Johnson Creek’s new teaching methods have brought in visitors from around the state and beyond, and have been used in educational research being done by the University of Wisconsin-Madison.
Meanwhile, the district adopted new assessments which help teachers measure their own work and hone their own skills as educators.
Highlights and lowlights
Garvey’s career at Johnson Creek has been full of highlights, and the district also has had to weather some crises during his time.
The passage of the first building referendum in five separate tries came under his watch.

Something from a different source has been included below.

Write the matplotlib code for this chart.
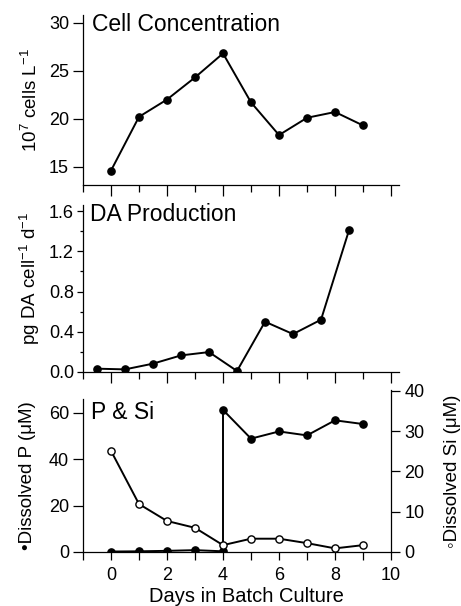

A few years later, with the high school/middle school domes in operation and drawing attention nationwide, the elementary school referendum passed on its first try — just as the world entered a pandemic, no less.
During Garvey’s tenure, the district has survived a roof collapse in 2007, the elementary fire in 2014, and the ongoing pandemic — with comparatively minimal interruptions to student learning.
“It has been a team effort,” Garvey said in his letter to staffers last week. “The work of not only us, but of community members supporting our schools, made these possible.”
He specially commended the “For Our Kids” campaign for helping to bring about the new facilities, and the Johnson Creek Education Foundation for providing grants and scholarships, as well as the One Team, One Dream effort which found a new way to provide top-quality athletic facilities without spending top dollar.
“After 16 years, I will leave the position knowing that we accomplished what we set out to do,” Garvey said.
He commended the district’s administrative team as incredible leaders and staff members for all bringing something to the table for the collective good.
As he looks forward to retirement at the end of the 2021-22 school year, Garvey says he is eager to enjoy more family time, but he plans to continue to serve the community in new ways in years to come.
A big impact
C. J. O’Neil, a Johnson Creek school staff member starting in 1979, and school board member from 2010-19, commended Garvey for his contributions to the district.
She noted that Garvey, the longest-serving administrator in the history of the Johnson Creek school District, brought “new, consistent, yet evolving curriculum to the district.”
Citing the personalized learning approach now in place in the Johnson Creek schools as one of his big accomplishments, O’Neil said this approach has put the school community “on the map,” bringing representatives from school districts across the state and nation to observe how Johnson Creek teachers are doing things.
Garvey also has had a positive impact on school finances in the area, she noted.
“Financially, he was able to master the math to allow the district to survive and thrive without an operating referendum during his entire tenure,” the erstwhile school board member said.
Meanwhile, she commended Garvey for bringing people into the schools from the surrounding community and beyond.
“Mike believes in the philosophy of the ‘lighted school house,’” O’Neil said, explaining that he encourages the use of school facilities by all members of the community.
The former staffer and school board member said Garvey also has made an indelible mark in terms of district facilities, overseeing the first successful building referendums in a generation and the transition to an entirely different type of campus with the distinctive “Domes” construction for the middle/high school and now the new connected elementary school.
O’Neil said Garvey’s willingness to think outside the box and his consistent efforts over many years’ time led to the new facilities which have made the Johnson Creek schools the “pride of the community.”
Additionally, the former staffer and school board member said she admired Garvey’s community involvement.
“His idea of a vacation is to go to Boy Scout camp and cook for 400 scouts,” she said.